Wallace has taken an interested in the chapel, and the Mount Forest Cemetery, since assuming the position of township clerk a few years ago.

This past summer a student was hired to input data about the cemetery and to research graves. Headstones are being photographed and the township is working with the Cultural Round Table, museum and historical society to learn more about the cemetery’s past.

There are an average of 45 to 50 burials a year; however in 1907 there were 111 burials, with 50 of them in November. All the graves were hand dug.

“There doesn’t seem to be any reason for so many deaths in that year and in that month,” Wallace said. “So we’re trying to check that out.”
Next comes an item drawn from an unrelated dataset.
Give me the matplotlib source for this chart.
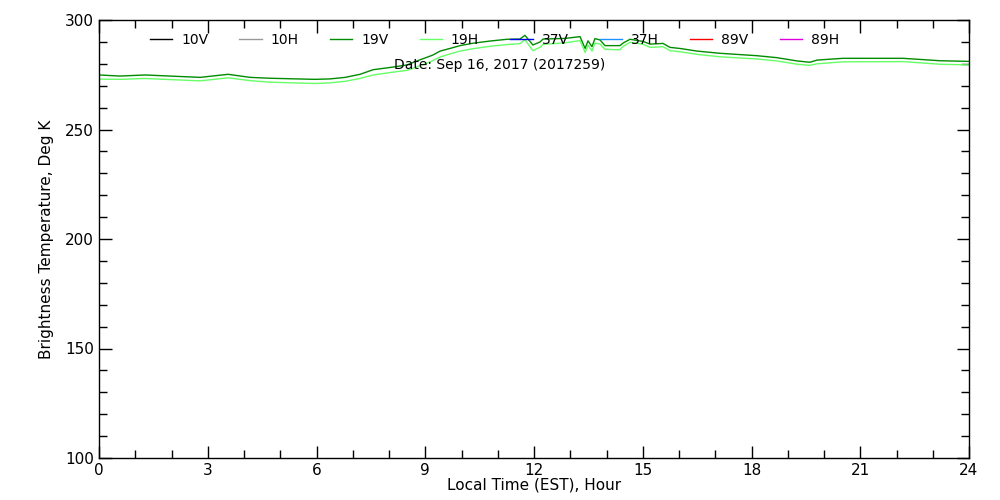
import matplotlib.pyplot as plt
from matplotlib.lines import Line2D
from matplotlib.ticker import MultipleLocator

# hours (local time) and brightness temperatures
hours = [0.0, 0.58, 1.27, 1.96, 2.79, 3.56, 4.17, 4.72, 5.96, 6.37, 6.79, 7.2,
         7.56, 8.11, 8.5, 8.77, 9.05, 9.21, 9.41, 9.68, 9.96, 10.32, 10.79, 11.26,
         11.61, 11.75, 11.97, 12.17, 12.25, 12.86, 13.27, 13.41, 13.49, 13.6, 13.68,
         13.82, 13.96, 14.37, 14.46, 14.65, 15.01, 15.2, 15.56, 15.75, 16.03, 16.5,
         17.13, 18.15, 18.7, 19.26, 19.61, 19.81, 20.52, 22.18, 23.2, 24.0]
tb_19v = [274.9, 274.4, 274.9, 274.4, 273.8, 275.2, 273.8, 273.4, 272.9, 273.1, 273.8, 275.2,
          277.3, 278.5, 279.5, 281.3, 283.0, 284.0, 285.8, 287.0, 288.3, 289.4, 290.4, 291.2,
          291.3, 293.0, 288.6, 290.0, 291.3, 291.6, 292.4, 287.0, 290.5, 287.8, 291.5,
          290.9, 288.3, 288.3, 289.5, 291.2, 290.2, 289.0, 289.3, 287.5, 287.0, 285.8,
          284.8, 283.7, 282.8, 281.3, 280.7, 281.7, 282.5, 282.5, 281.4, 281.1]
tb_19h = [273.0, 272.9, 273.3, 272.8, 272.2, 273.6, 272.3, 271.6, 271.0, 271.3, 272.0, 273.3,
          274.9, 276.2, 277.0, 278.6, 280.3, 281.5, 283.1, 284.5, 285.8, 286.9, 288.0, 288.8,
          289.2, 291.0, 286.0, 287.6, 288.9, 289.6, 290.6, 285.2, 288.5, 285.8, 289.5,
          289.0, 286.6, 286.4, 288.0, 289.8, 288.9, 287.5, 287.8, 286.0, 285.5, 284.3,
          283.2, 282.2, 281.3, 279.8, 279.3, 280.0, 280.9, 281.0, 279.8, 279.5]

channels = ['10V', '10H', '19V', '19H', '37V', '37H', '89V', '89H']
colors = ['black', '#999999', '#008c00', '#66ff66', '#0000e6', '#1e90ff', 'red', '#dd00dd']

fig = plt.figure(figsize=(10, 5), dpi=100)
ax = fig.add_axes([0.099, 0.084, 0.87, 0.876])

ax.plot(hours, tb_19v, color=colors[2], lw=1.0)
ax.plot(hours, tb_19h, color=colors[3], lw=1.0)

ax.set_xlim(0, 24)
ax.set_ylim(100, 300)
ax.xaxis.set_major_locator(MultipleLocator(3))
ax.xaxis.set_minor_locator(MultipleLocator(1))
ax.yaxis.set_major_locator(MultipleLocator(50))
ax.yaxis.set_minor_locator(MultipleLocator(10))
ax.tick_params(which='both', direction='in', top=True, right=True, labelsize=11, width=1)
ax.tick_params(which='major', length=9)
ax.tick_params(which='minor', length=6)
for s in ax.spines.values():
    s.set_linewidth(1)

ax.set_xlabel('Local Time (EST), Hour', fontsize=11, labelpad=0)
ax.set_ylabel('Brightness Temperature, Deg K', fontsize=11, labelpad=8)

handles = [Line2D([], [], color=c, lw=1.0) for c in colors]
ax.legend(handles, channels, ncol=8, frameon=False, fontsize=10,
          loc='upper left', bbox_to_anchor=(0.044, 1.0),
          handlelength=1.6, handletextpad=0.65, columnspacing=2.25)

ax.text(0.46, 0.897, 'Date: Sep 16, 2017 (2017259)', transform=ax.transAxes,
        ha='center', va='center', fontsize=10)

plt.savefig('out.png')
The 14.5-acre Mount Forest Cemetery is actually located in the Township of Southgate. E.L Yeoman was the first individual buried in the cemetery, in the willow section. Two more burials happened three years later in the crystal section.

Over 7,000 plots/niches have been sold.

In addition to showcasing the little chapel with pews and the spot through which caskets were lowered to the basement, Wallace also showed visitors the basement itself, where to this day caskets are stored during winter months when it is impossible to dig a grave.

The wooden apparatus used to lower caskets from the chapel to the basement is no longer used, as caskets are now taken in through the basement door.

An old wooden wagon, which transported the caskets to the burial plots, is also stored in the basement, although now it is only used when cemetery staff are collecting spent plants from burial sites to be composted.

Wallace also pointed out two burlap sacks filled with salt that are used as a dehumidifier in the chapel basement.

“We forget about how things were done in the past,” she said. She pointed out the lock on the basement door – an iron bar wedged against the door and anchored in a divot in the cement floor.

“No one is ever going to break in,” she said.

The Mount Forest Cemetery Chapel was one of nine stops on the Doors Open Wellington North self-guided tour.

Also open to the public were the Mount Forest and Arthur Branches of the Wellington County Library, the Arthur and Area Historical Society and Mount Forest Museum and Archives, the Lynes blacksmith shop in Kenilworth, Quality Engineered Homes, St. John’s Evangelical-Lutheran Church in Mount Forest and Knox Conn Presbyterian Church.